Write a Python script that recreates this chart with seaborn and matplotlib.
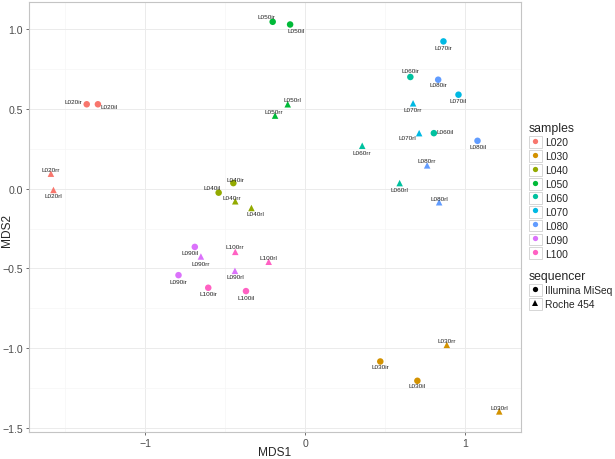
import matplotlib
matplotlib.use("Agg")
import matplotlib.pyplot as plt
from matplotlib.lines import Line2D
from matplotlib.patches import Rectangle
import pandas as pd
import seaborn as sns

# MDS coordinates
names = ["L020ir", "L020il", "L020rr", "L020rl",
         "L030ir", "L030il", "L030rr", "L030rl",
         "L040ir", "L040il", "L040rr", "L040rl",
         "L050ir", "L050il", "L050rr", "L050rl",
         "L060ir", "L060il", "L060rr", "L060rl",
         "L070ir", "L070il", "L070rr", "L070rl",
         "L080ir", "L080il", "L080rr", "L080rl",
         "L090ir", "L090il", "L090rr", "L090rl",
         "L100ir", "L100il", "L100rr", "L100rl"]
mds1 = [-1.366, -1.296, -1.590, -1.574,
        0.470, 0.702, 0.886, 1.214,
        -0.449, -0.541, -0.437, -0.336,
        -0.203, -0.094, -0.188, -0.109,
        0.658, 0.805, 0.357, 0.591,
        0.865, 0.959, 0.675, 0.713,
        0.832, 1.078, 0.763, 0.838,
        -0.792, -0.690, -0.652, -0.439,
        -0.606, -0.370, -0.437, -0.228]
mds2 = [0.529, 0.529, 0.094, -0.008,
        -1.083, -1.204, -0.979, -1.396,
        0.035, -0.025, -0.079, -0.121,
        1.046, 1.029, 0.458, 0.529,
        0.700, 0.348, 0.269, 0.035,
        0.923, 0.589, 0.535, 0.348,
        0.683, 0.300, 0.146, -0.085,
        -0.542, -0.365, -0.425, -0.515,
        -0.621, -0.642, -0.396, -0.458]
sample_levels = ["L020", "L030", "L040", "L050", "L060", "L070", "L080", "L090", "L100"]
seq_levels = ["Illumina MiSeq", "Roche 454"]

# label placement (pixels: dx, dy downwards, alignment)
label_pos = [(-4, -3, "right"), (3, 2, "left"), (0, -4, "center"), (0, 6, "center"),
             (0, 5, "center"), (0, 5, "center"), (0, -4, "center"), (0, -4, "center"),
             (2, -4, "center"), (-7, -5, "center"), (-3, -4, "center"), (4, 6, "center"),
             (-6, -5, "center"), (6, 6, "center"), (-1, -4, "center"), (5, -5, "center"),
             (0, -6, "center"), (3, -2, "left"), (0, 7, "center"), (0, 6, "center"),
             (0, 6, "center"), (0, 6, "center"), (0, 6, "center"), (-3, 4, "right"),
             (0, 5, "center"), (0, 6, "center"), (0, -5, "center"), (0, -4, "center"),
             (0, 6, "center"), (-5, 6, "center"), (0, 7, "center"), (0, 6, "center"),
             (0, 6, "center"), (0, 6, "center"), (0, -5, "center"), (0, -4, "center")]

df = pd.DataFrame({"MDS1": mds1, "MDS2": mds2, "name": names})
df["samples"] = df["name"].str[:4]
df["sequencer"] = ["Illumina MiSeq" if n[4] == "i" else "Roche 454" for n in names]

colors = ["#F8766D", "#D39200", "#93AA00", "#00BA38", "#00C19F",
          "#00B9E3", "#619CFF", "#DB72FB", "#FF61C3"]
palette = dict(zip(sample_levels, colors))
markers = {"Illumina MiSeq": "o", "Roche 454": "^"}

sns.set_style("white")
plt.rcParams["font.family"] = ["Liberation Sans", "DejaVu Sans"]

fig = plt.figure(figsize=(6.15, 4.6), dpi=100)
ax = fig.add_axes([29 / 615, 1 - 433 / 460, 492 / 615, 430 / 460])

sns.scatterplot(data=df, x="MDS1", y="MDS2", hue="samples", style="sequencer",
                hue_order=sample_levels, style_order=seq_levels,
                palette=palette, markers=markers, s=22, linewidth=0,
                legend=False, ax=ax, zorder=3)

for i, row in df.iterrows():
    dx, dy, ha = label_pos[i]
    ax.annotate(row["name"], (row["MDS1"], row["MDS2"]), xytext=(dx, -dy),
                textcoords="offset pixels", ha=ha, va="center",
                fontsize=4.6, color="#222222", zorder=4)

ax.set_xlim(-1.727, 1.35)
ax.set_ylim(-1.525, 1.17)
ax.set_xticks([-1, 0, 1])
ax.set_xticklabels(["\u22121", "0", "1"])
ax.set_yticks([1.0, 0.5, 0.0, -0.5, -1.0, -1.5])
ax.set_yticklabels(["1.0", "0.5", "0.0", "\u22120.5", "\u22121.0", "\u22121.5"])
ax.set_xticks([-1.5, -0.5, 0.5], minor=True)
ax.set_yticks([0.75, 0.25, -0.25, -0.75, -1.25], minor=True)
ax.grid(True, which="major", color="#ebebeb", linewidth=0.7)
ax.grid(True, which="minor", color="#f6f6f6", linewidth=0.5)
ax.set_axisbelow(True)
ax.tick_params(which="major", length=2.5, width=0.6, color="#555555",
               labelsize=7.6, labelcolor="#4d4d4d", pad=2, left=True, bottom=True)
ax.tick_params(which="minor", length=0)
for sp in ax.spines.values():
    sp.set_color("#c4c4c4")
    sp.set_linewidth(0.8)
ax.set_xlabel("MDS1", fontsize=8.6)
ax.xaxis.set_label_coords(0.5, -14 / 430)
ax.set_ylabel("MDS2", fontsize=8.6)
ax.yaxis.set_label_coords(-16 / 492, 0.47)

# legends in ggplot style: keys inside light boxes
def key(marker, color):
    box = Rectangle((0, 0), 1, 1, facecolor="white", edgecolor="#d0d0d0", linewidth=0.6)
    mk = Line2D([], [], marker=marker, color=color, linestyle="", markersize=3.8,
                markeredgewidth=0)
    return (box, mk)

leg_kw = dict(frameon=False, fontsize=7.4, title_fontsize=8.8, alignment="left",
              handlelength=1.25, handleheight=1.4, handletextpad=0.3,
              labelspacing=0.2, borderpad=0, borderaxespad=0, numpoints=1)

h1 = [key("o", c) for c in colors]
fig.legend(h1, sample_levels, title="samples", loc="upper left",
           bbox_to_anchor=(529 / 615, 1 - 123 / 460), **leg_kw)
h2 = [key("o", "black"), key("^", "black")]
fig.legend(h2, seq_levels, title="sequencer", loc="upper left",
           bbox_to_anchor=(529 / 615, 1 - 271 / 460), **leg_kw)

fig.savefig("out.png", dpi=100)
■ ■ ■ ■ ■
Transcribe the full listing character for character. Pictures are excluded.

Write a Python script that recreates this chart with seaborn and matplotlib.
import matplotlib
matplotlib.use("Agg")
import matplotlib.pyplot as plt
from matplotlib.lines import Line2D
from matplotlib.patches import Rectangle
import pandas as pd
import seaborn as sns

# MDS coordinates
names = ["L020ir", "L020il", "L020rr", "L020rl",
         "L030ir", "L030il", "L030rr", "L030rl",
         "L040ir", "L040il", "L040rr", "L040rl",
         "L050ir", "L050il", "L050rr", "L050rl",
         "L060ir", "L060il", "L060rr", "L060rl",
         "L070ir", "L070il", "L070rr", "L070rl",
         "L080ir", "L080il", "L080rr", "L080rl",
         "L090ir", "L090il", "L090rr", "L090rl",
         "L100ir", "L100il", "L100rr", "L100rl"]
mds1 = [-1.366, -1.296, -1.590, -1.574,
        0.470, 0.702, 0.886, 1.214,
        -0.449, -0.541, -0.437, -0.336,
        -0.203, -0.094, -0.188, -0.109,
        0.658, 0.805, 0.357, 0.591,
        0.865, 0.959, 0.675, 0.713,
        0.832, 1.078, 0.763, 0.838,
        -0.792, -0.690, -0.652, -0.439,
        -0.606, -0.370, -0.437, -0.228]
mds2 = [0.529, 0.529, 0.094, -0.008,
        -1.083, -1.204, -0.979, -1.396,
        0.035, -0.025, -0.079, -0.121,
        1.046, 1.029, 0.458, 0.529,
        0.700, 0.348, 0.269, 0.035,
        0.923, 0.589, 0.535, 0.348,
        0.683, 0.300, 0.146, -0.085,
        -0.542, -0.365, -0.425, -0.515,
        -0.621, -0.642, -0.396, -0.458]
sample_levels = ["L020", "L030", "L040", "L050", "L060", "L070", "L080", "L090", "L100"]
seq_levels = ["Illumina MiSeq", "Roche 454"]

# label placement (pixels: dx, dy downwards, alignment)
label_pos = [(-4, -3, "right"), (3, 2, "left"), (0, -4, "center"), (0, 6, "center"),
             (0, 5, "center"), (0, 5, "center"), (0, -4, "center"), (0, -4, "center"),
             (2, -4, "center"), (-7, -5, "center"), (-3, -4, "center"), (4, 6, "center"),
             (-6, -5, "center"), (6, 6, "center"), (-1, -4, "center"), (5, -5, "center"),
             (0, -6, "center"), (3, -2, "left"), (0, 7, "center"), (0, 6, "center"),
             (0, 6, "center"), (0, 6, "center"), (0, 6, "center"), (-3, 4, "right"),
             (0, 5, "center"), (0, 6, "center"), (0, -5, "center"), (0, -4, "center"),
             (0, 6, "center"), (-5, 6, "center"), (0, 7, "center"), (0, 6, "center"),
             (0, 6, "center"), (0, 6, "center"), (0, -5, "center"), (0, -4, "center")]

df = pd.DataFrame({"MDS1": mds1, "MDS2": mds2, "name": names})
df["samples"] = df["name"].str[:4]
df["sequencer"] = ["Illumina MiSeq" if n[4] == "i" else "Roche 454" for n in names]

colors = ["#F8766D", "#D39200", "#93AA00", "#00BA38", "#00C19F",
          "#00B9E3", "#619CFF", "#DB72FB", "#FF61C3"]
palette = dict(zip(sample_levels, colors))
markers = {"Illumina MiSeq": "o", "Roche 454": "^"}

sns.set_style("white")
plt.rcParams["font.family"] = ["Liberation Sans", "DejaVu Sans"]

fig = plt.figure(figsize=(6.15, 4.6), dpi=100)
ax = fig.add_axes([29 / 615, 1 - 433 / 460, 492 / 615, 430 / 460])

sns.scatterplot(data=df, x="MDS1", y="MDS2", hue="samples", style="sequencer",
                hue_order=sample_levels, style_order=seq_levels,
                palette=palette, markers=markers, s=22, linewidth=0,
                legend=False, ax=ax, zorder=3)

for i, row in df.iterrows():
    dx, dy, ha = label_pos[i]
    ax.annotate(row["name"], (row["MDS1"], row["MDS2"]), xytext=(dx, -dy),
                textcoords="offset pixels", ha=ha, va="center",
                fontsize=4.6, color="#222222", zorder=4)

ax.set_xlim(-1.727, 1.35)
ax.set_ylim(-1.525, 1.17)
ax.set_xticks([-1, 0, 1])
ax.set_xticklabels(["\u22121", "0", "1"])
ax.set_yticks([1.0, 0.5, 0.0, -0.5, -1.0, -1.5])
ax.set_yticklabels(["1.0", "0.5", "0.0", "\u22120.5", "\u22121.0", "\u22121.5"])
ax.set_xticks([-1.5, -0.5, 0.5], minor=True)
ax.set_yticks([0.75, 0.25, -0.25, -0.75, -1.25], minor=True)
ax.grid(True, which="major", color="#ebebeb", linewidth=0.7)
ax.grid(True, which="minor", color="#f6f6f6", linewidth=0.5)
ax.set_axisbelow(True)
ax.tick_params(which="major", length=2.5, width=0.6, color="#555555",
               labelsize=7.6, labelcolor="#4d4d4d", pad=2, left=True, bottom=True)
ax.tick_params(which="minor", length=0)
for sp in ax.spines.values():
    sp.set_color("#c4c4c4")
    sp.set_linewidth(0.8)
ax.set_xlabel("MDS1", fontsize=8.6)
ax.xaxis.set_label_coords(0.5, -14 / 430)
ax.set_ylabel("MDS2", fontsize=8.6)
ax.yaxis.set_label_coords(-16 / 492, 0.47)

# legends in ggplot style: keys inside light boxes
def key(marker, color):
    box = Rectangle((0, 0), 1, 1, facecolor="white", edgecolor="#d0d0d0", linewidth=0.6)
    mk = Line2D([], [], marker=marker, color=color, linestyle="", markersize=3.8,
                markeredgewidth=0)
    return (box, mk)

leg_kw = dict(frameon=False, fontsize=7.4, title_fontsize=8.8, alignment="left",
              handlelength=1.25, handleheight=1.4, handletextpad=0.3,
              labelspacing=0.2, borderpad=0, borderaxespad=0, numpoints=1)

h1 = [key("o", c) for c in colors]
fig.legend(h1, sample_levels, title="samples", loc="upper left",
           bbox_to_anchor=(529 / 615, 1 - 123 / 460), **leg_kw)
h2 = [key("o", "black"), key("^", "black")]
fig.legend(h2, seq_levels, title="sequencer", loc="upper left",
           bbox_to_anchor=(529 / 615, 1 - 271 / 460), **leg_kw)

fig.savefig("out.png", dpi=100)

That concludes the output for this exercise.